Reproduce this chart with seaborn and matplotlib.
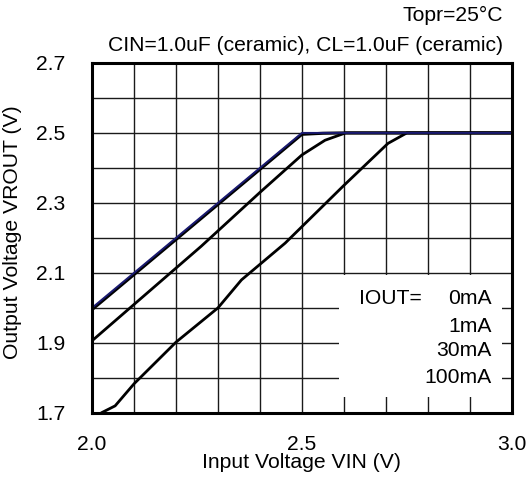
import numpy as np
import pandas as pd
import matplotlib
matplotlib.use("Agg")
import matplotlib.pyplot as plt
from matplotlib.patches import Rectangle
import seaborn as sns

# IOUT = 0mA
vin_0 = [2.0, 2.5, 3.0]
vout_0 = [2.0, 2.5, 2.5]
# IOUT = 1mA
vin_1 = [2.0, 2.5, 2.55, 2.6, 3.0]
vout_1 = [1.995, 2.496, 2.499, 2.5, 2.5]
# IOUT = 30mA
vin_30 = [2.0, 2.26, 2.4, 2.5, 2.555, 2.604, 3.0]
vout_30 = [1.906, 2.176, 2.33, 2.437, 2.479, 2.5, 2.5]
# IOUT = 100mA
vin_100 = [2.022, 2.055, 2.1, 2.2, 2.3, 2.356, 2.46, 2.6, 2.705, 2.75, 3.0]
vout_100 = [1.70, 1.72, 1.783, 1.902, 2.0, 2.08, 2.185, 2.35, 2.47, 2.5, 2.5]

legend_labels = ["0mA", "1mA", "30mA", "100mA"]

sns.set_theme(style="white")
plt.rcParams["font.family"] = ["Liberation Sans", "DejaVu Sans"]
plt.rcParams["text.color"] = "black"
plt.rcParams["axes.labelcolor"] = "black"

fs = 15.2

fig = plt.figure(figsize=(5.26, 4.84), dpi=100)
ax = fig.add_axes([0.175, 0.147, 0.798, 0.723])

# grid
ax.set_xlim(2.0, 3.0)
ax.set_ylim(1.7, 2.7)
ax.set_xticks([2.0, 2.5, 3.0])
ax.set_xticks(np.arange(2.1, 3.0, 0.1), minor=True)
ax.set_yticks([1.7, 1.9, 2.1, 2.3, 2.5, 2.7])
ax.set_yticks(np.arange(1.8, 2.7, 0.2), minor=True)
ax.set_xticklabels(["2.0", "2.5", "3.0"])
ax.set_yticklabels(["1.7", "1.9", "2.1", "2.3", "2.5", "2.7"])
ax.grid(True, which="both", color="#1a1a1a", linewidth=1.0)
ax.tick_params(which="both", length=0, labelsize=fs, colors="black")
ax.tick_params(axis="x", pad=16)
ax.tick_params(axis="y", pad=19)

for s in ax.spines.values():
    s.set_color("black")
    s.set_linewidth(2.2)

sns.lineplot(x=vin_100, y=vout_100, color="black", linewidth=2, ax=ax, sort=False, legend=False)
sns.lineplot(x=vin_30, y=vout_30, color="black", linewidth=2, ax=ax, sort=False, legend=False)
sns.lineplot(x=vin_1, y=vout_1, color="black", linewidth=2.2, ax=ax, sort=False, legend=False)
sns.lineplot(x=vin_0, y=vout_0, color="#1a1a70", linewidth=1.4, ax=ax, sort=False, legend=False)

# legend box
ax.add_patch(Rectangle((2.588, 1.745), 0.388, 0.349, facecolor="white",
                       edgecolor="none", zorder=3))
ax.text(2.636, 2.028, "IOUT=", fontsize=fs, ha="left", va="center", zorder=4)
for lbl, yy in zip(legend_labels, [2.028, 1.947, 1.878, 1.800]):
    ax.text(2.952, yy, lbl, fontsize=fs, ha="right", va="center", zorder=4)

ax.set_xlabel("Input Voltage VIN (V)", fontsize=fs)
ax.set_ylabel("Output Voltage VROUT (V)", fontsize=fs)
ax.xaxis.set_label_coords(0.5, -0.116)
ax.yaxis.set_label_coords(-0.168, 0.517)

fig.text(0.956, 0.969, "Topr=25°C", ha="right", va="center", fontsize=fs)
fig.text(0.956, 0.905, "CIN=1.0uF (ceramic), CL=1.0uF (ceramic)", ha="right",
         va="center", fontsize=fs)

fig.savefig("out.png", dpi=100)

• REQUIRED TASK:
Give back exactly the lines from the first line of the data through the line with "import seaborn as sns", pictures excluded.

• THE REPLY:
Reproduce this chart with seaborn and matplotlib.
import numpy as np
import pandas as pd
import matplotlib
matplotlib.use("Agg")
import matplotlib.pyplot as plt
from matplotlib.patches import Rectangle
import seaborn as sns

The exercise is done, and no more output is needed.